▸ Exercise goal:
Every line of the material is to be quoted verbatim, minus the pictures.

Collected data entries
↓

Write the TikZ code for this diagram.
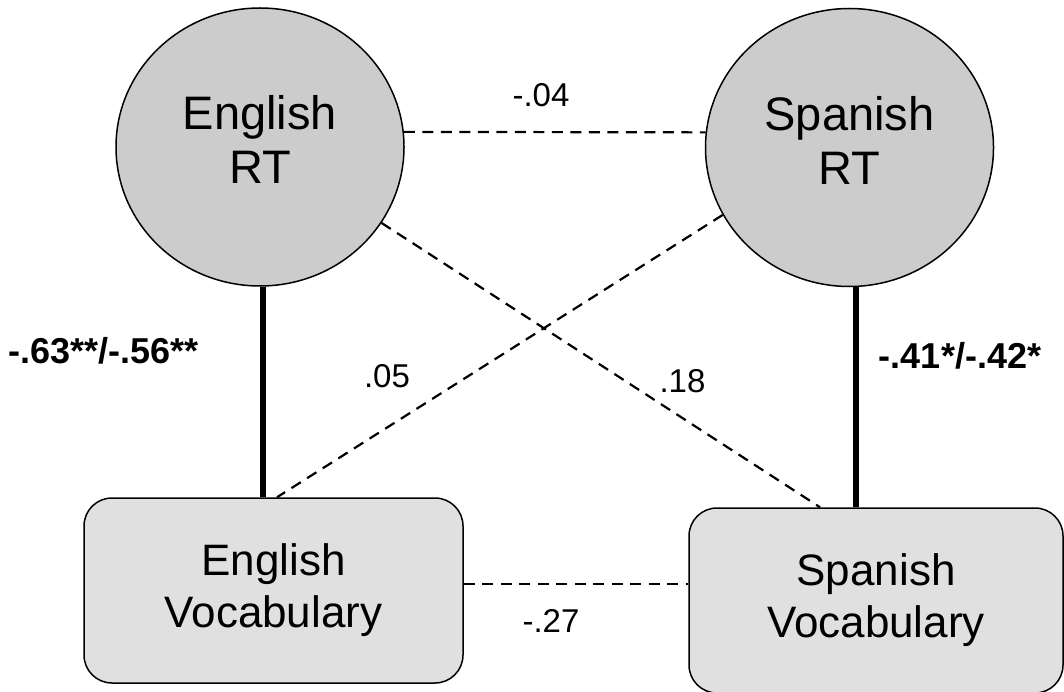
\documentclass[tikz,border=0pt]{standalone}
\usepackage{fontspec}
\setmainfont{Liberation Sans}
\usetikzlibrary{shapes.geometric}
\definecolor{latentfill}{RGB}{204,204,204}
\definecolor{boxfill}{RGB}{224,224,224}
\begin{document}
\begin{tikzpicture}[x=1pt, y=-1pt,
	latent/.style={ellipse, draw, line width=1.5pt, fill=latentfill, minimum width=288pt, minimum height=278pt, inner sep=0pt, align=center, font=\fontsize{47}{54}\selectfont, text depth=15pt},
	measure/.style={rectangle, rounded corners=28pt, draw, line width=1.5pt, fill=boxfill, inner sep=0pt, align=center, font=\fontsize{44}{52}\selectfont},
	strong/.style={line width=6pt},
	weak/.style={line width=2.2pt, dash pattern=on 11pt off 7.5pt},
	coef/.style={anchor=base, inner sep=0pt, font=\fontsize{33}{33}\selectfont},
	bigcoef/.style={coef, font=\bfseries\fontsize{36}{36}\selectfont}]
	\useasboundingbox (0, 0) rectangle (1064, 692);
	% latent variables
	\node[latent] (engrt) at (260, 147) {English\\RT};
	\node[latent] (sprt) at (849.5, 147.5) {Spanish\\RT};
	% measured variables
	\node[measure, minimum width=379pt, minimum height=185pt] (engvoc) at (273.5, 590.5) {English\\Vocabulary};
	\node[measure, minimum width=374pt, minimum height=185pt] (spavoc) at (876, 600.5) {Spanish\\Vocabulary};
	% paths
	\draw[strong] ([xshift=3pt]engrt.south) -- ([xshift=3pt]engrt.south |- engvoc.north);
	\draw[strong] ([xshift=6pt]sprt.south) -- ([xshift=6pt]sprt.south |- spavoc.north);
	\draw[weak] (engrt.6) -- (sprt.174);
	\draw[weak] (engrt.328) -- ([xshift=-56pt]spavoc.north);
	\draw[weak] (sprt.208) -- ([xshift=3.5pt]engvoc.north);
	\draw[weak] ([yshift=6.5pt]engvoc.east) -- ([yshift=6.5pt]engvoc.east -| spavoc.west);
	% coefficients
	\node[coef] (rtcov) at (541, 107) {-.04};
	\node[coef] (voccov) at (551, 632) {-.27};
	\node[coef] (crossa) at (387, 387) {.05};
	\node[coef] (crossb) at (682.5, 392) {.18};
	\node[bigcoef] (engpath) at (103.5, 363) {-.63**/-.56**};
	\node[bigcoef] (spapath) at (960, 368) {-.41*/-.42*};
\end{tikzpicture}
\end{document}
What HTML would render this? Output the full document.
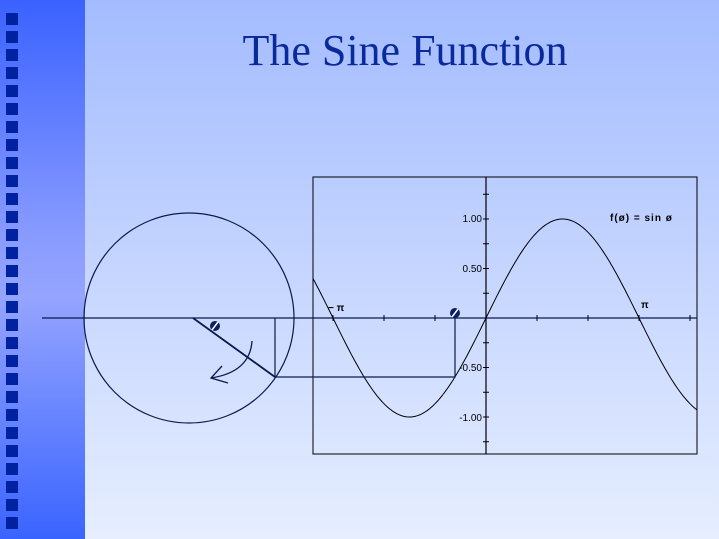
<!DOCTYPE html>
<html><head><meta charset="utf-8"><style>
html,body{margin:0;padding:0}
body{width:719px;height:539px;position:relative;overflow:hidden;background:linear-gradient(#a4bcff,#e6eeff);font-family:"Liberation Sans",sans-serif}
#bar{position:absolute;left:0;top:0;width:85px;height:539px;background:linear-gradient(#3a62ff,#8a9cff 45%,#95a4ff 55%,#3a64ff)}
.sq{position:absolute;left:6px;width:12px;height:12px;background:#0022a0}
h1{position:absolute;left:85px;width:640px;top:25px;margin:0;text-align:center;font:44px "Liberation Serif",serif;color:#0a2a9c;font-weight:normal}
svg{position:absolute;left:0;top:0}
</style></head><body>
<div id="bar"></div>
<div id="sqs"></div>
<h1>The Sine Function</h1>
<svg width="719" height="539">
<rect x="313" y="177" width="384" height="277" fill="none" stroke="#000" stroke-width="1"/>
<line x1="42" y1="318" x2="697" y2="318" stroke="#0a1a50" stroke-width="1.3"/>
<line x1="486" y1="177" x2="486" y2="454" stroke="#000" stroke-width="1.2"/>
<g id="ticks" stroke="#000"></g>
<path id="sine" fill="none" stroke="#000" stroke-width="1"/>
<circle cx="189" cy="318" r="105" fill="none" stroke="#0a1a50" stroke-width="1.2"/>
<line x1="193" y1="318" x2="275" y2="377" stroke="#0a1a50" stroke-width="1.8"/>
<polyline points="275,318 275,377 455,377 455,318" fill="none" stroke="#0a1a50" stroke-width="1.2"/>
<path d="M252,341 Q250,372 211,378" fill="none" stroke="#0a1a50" stroke-width="1.3"/>
<polyline points="222,366 211,378 228,383" fill="none" stroke="#0a1a50" stroke-width="1.3"/>
<g font-size="10" fill="#000" text-anchor="end">
<text x="482" y="222">1.00</text><text x="482" y="272">0.50</text>
<text x="482" y="371">-0.50</text><text x="482" y="421">-1.00</text>
</g>
<text x="328" y="311" font-size="10" font-weight="bold">− π</text>
<text x="641" y="308" font-size="10" font-weight="bold">π</text>
<text x="610" y="221" font-size="10" font-weight="bold" letter-spacing="1">f(ø) = sin ø</text>
<g fill="#0a2060"><circle cx="215" cy="326" r="5"/><circle cx="455" cy="313" r="5"/></g>
<g stroke="#fff" stroke-width="1.5"><line x1="212" y1="330" x2="218" y2="322"/><line x1="452" y1="317" x2="458" y2="309"/></g>
</svg>
<script>
var s='';for(var i=0;i<29;i++)s+='<div class="sq" style="top:'+(13+18*i)+'px"></div>';document.getElementById('sqs').innerHTML=s;
var d='';for(var x=313;x<=697;x+=2){var y=318-99*Math.sin((x-486)/153*Math.PI);d+=(x==313?'M':'L')+x+','+y.toFixed(1);}
document.getElementById('sine').setAttribute('d',d);
var t='';for(var k=-3;k<=4;k++){var x=486+51*k;t+='<line x1="'+x+'" y1="315" x2="'+x+'" y2="321"/>';}
for(var k=-5;k<=5;k++){if(!k)continue;var y=318-24.75*k;t+='<line x1="483" y1="'+y+'" x2="489" y2="'+y+'"/>';}
document.getElementById('ticks').innerHTML=t;
</script>
</body></html>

↑

▸ Correct answer:
Write the TikZ code for this diagram.
\documentclass[tikz,border=0pt]{standalone}
\usepackage{fontspec}
\setmainfont{Liberation Sans}
\usetikzlibrary{shapes.geometric}
\definecolor{latentfill}{RGB}{204,204,204}
\definecolor{boxfill}{RGB}{224,224,224}
\begin{document}
\begin{tikzpicture}[x=1pt, y=-1pt,
	latent/.style={ellipse, draw, line width=1.5pt, fill=latentfill, minimum width=288pt, minimum height=278pt, inner sep=0pt, align=center, font=\fontsize{47}{54}\selectfont, text depth=15pt},
	measure/.style={rectangle, rounded corners=28pt, draw, line width=1.5pt, fill=boxfill, inner sep=0pt, align=center, font=\fontsize{44}{52}\selectfont},
	strong/.style={line width=6pt},
	weak/.style={line width=2.2pt, dash pattern=on 11pt off 7.5pt},
	coef/.style={anchor=base, inner sep=0pt, font=\fontsize{33}{33}\selectfont},
	bigcoef/.style={coef, font=\bfseries\fontsize{36}{36}\selectfont}]
	\useasboundingbox (0, 0) rectangle (1064, 692);
	% latent variables
	\node[latent] (engrt) at (260, 147) {English\\RT};
	\node[latent] (sprt) at (849.5, 147.5) {Spanish\\RT};
	% measured variables
	\node[measure, minimum width=379pt, minimum height=185pt] (engvoc) at (273.5, 590.5) {English\\Vocabulary};
	\node[measure, minimum width=374pt, minimum height=185pt] (spavoc) at (876, 600.5) {Spanish\\Vocabulary};
	% paths
	\draw[strong] ([xshift=3pt]engrt.south) -- ([xshift=3pt]engrt.south |- engvoc.north);
	\draw[strong] ([xshift=6pt]sprt.south) -- ([xshift=6pt]sprt.south |- spavoc.north);
	\draw[weak] (engrt.6) -- (sprt.174);
	\draw[weak] (engrt.328) -- ([xshift=-56pt]spavoc.north);
	\draw[weak] (sprt.208) -- ([xshift=3.5pt]engvoc.north);
	\draw[weak] ([yshift=6.5pt]engvoc.east) -- ([yshift=6.5pt]engvoc.east -| spavoc.west);
	% coefficients
	\node[coef] (rtcov) at (541, 107) {-.04};
	\node[coef] (voccov) at (551, 632) {-.27};
	\node[coef] (crossa) at (387, 387) {.05};
	\node[coef] (crossb) at (682.5, 392) {.18};
	\node[bigcoef] (engpath) at (103.5, 363) {-.63**/-.56**};
	\node[bigcoef] (spapath) at (960, 368) {-.41*/-.42*};
\end{tikzpicture}
\end{document}
What HTML would render this? Output the full document.
<!DOCTYPE html>
<html><head><meta charset="utf-8"><style>
html,body{margin:0;padding:0}
body{width:719px;height:539px;position:relative;overflow:hidden;background:linear-gradient(#a4bcff,#e6eeff);font-family:"Liberation Sans",sans-serif}
#bar{position:absolute;left:0;top:0;width:85px;height:539px;background:linear-gradient(#3a62ff,#8a9cff 45%,#95a4ff 55%,#3a64ff)}
.sq{position:absolute;left:6px;width:12px;height:12px;background:#0022a0}
h1{position:absolute;left:85px;width:640px;top:25px;margin:0;text-align:center;font:44px "Liberation Serif",serif;color:#0a2a9c;font-weight:normal}
svg{position:absolute;left:0;top:0}
</style></head><body>
<div id="bar"></div>
<div id="sqs"></div>
<h1>The Sine Function</h1>
<svg width="719" height="539">
<rect x="313" y="177" width="384" height="277" fill="none" stroke="#000" stroke-width="1"/>
<line x1="42" y1="318" x2="697" y2="318" stroke="#0a1a50" stroke-width="1.3"/>
<line x1="486" y1="177" x2="486" y2="454" stroke="#000" stroke-width="1.2"/>
<g id="ticks" stroke="#000"></g>
<path id="sine" fill="none" stroke="#000" stroke-width="1"/>
<circle cx="189" cy="318" r="105" fill="none" stroke="#0a1a50" stroke-width="1.2"/>
<line x1="193" y1="318" x2="275" y2="377" stroke="#0a1a50" stroke-width="1.8"/>
<polyline points="275,318 275,377 455,377 455,318" fill="none" stroke="#0a1a50" stroke-width="1.2"/>
<path d="M252,341 Q250,372 211,378" fill="none" stroke="#0a1a50" stroke-width="1.3"/>
<polyline points="222,366 211,378 228,383" fill="none" stroke="#0a1a50" stroke-width="1.3"/>
<g font-size="10" fill="#000" text-anchor="end">
<text x="482" y="222">1.00</text><text x="482" y="272">0.50</text>
<text x="482" y="371">-0.50</text><text x="482" y="421">-1.00</text>
</g>
<text x="328" y="311" font-size="10" font-weight="bold">− π</text>
<text x="641" y="308" font-size="10" font-weight="bold">π</text>
<text x="610" y="221" font-size="10" font-weight="bold" letter-spacing="1">f(ø) = sin ø</text>
<g fill="#0a2060"><circle cx="215" cy="326" r="5"/><circle cx="455" cy="313" r="5"/></g>
<g stroke="#fff" stroke-width="1.5"><line x1="212" y1="330" x2="218" y2="322"/><line x1="452" y1="317" x2="458" y2="309"/></g>
</svg>
<script>
var s='';for(var i=0;i<29;i++)s+='<div class="sq" style="top:'+(13+18*i)+'px"></div>';document.getElementById('sqs').innerHTML=s;
var d='';for(var x=313;x<=697;x+=2){var y=318-99*Math.sin((x-486)/153*Math.PI);d+=(x==313?'M':'L')+x+','+y.toFixed(1);}
document.getElementById('sine').setAttribute('d',d);
var t='';for(var k=-3;k<=4;k++){var x=486+51*k;t+='<line x1="'+x+'" y1="315" x2="'+x+'" y2="321"/>';}
for(var k=-5;k<=5;k++){if(!k)continue;var y=318-24.75*k;t+='<line x1="483" y1="'+y+'" x2="489" y2="'+y+'"/>';}
document.getElementById('ticks').innerHTML=t;
</script>
</body></html>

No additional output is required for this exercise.